All Students Aspire: Peer Learning Strategies to Improve Efficacy
The Newark HS students will share their work with their peers through three workshops: 1)Time Management, 2) Note-taking, 3)Study Strategies. These sessions were developed with support from the ASPIRE research team and will be conducted at the high school as gatherings of students who are approved as peer tutors to meet students who want to improve their academic profiles in various courses.
The undergraduates’ summer research focused on strategies for improving self-regulated learning, and their work with the high school students students challenged them to shape practices consistent with the ideas of theorists who advocate the importance of the development of personal confidence and efficacy.
ASPIRE officers Katie Kull, Sai Gajjala, and Kevin Nai were joined on Monday June 25th by 10 eager high school students who will launch the ASA (Junior ASPIRE) program at Newark High School in the fall. The Newark students include Genovieve Arango, Kevin Cramer, Rebecca McLaughlin, Lacey Morris, Lucila Sandoval, Zanieca Scott, Shanika Stanley, Alexus Walker, and DayQuan Wallace. Kayla Giffin, a theater major at Cab Calloway high school, also joined the group to assist with planning for marketing the program in the fall. The Newark students are working to develop workshops on Time Management, Study Strategies, Reading and Note-taking Strategies that they will present to peers in the fall, as the major component in the launch of a peer tutoring program. The ASA students are emerging Academic Leaders, and they are interacting during their campus experience with established student leaders at UD from SSSP, McNair, and the ASPIRE programs. The group stopped enroute to the library on their first day on campus to pose for this picture. The program will conclude on July 10th, and the students will preview their workshops for invited guests.
All Students Aspiring (ASA) will launch this spring at Newark High School in the Christina School District. ASA is a high school student led initiative that is connected to ASPIRE, and ASA will replicate the ASPIRE leadership structure. ASA leaders, like ASPIRE leaders, will host learning mastery workshops for their peers. They will also mount a campaign to have students sign up to work as peer tutors.

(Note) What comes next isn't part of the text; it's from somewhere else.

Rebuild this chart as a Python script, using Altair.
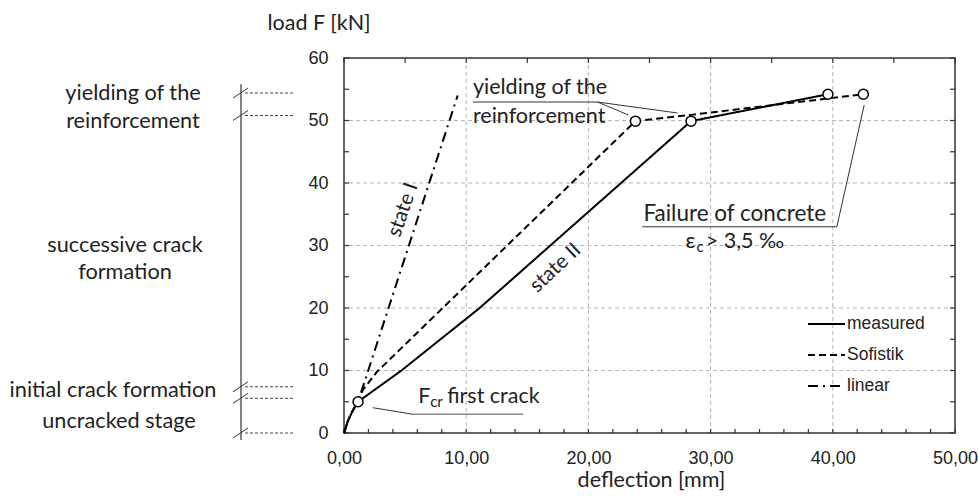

Three Undergraduate Research Fellows Sought for Leadership of Summer Program
Program Dates: June 6 – August 9 (Selected Weeks)
These positions are supported by the Office of Undergraduate Research and Experiential Learning. Summer Fellows will have a guided research experience. They will also work with students who are identified as the first leaders for the emerging ASA program at Newark High School. The Undergraduates and the High School Leaders will design activities that will be implemented during the 2012-13 school year. The Summer Fellowship Stipend is $1,300.
Email email@example.com for additional information and to receive the application materials. All applications are due by April 26, 2012.
Lawrence “Mr. Bain” Manley (Junior English Education major), Elvio Diaz (Senior Accounting major), Elise Jackson (Senior English Education major) and Teresita Mariano (Senior English Education major) reconnected with students from Bayard Middle School, during the 54th Annual College Night at UD’s Bob Carpenter Center on Tuesday October 25, 2011. Bain, Elvio, Elise, and Teresita have spent summer semesters involved in research and experiential learning projects at the Wilmington school.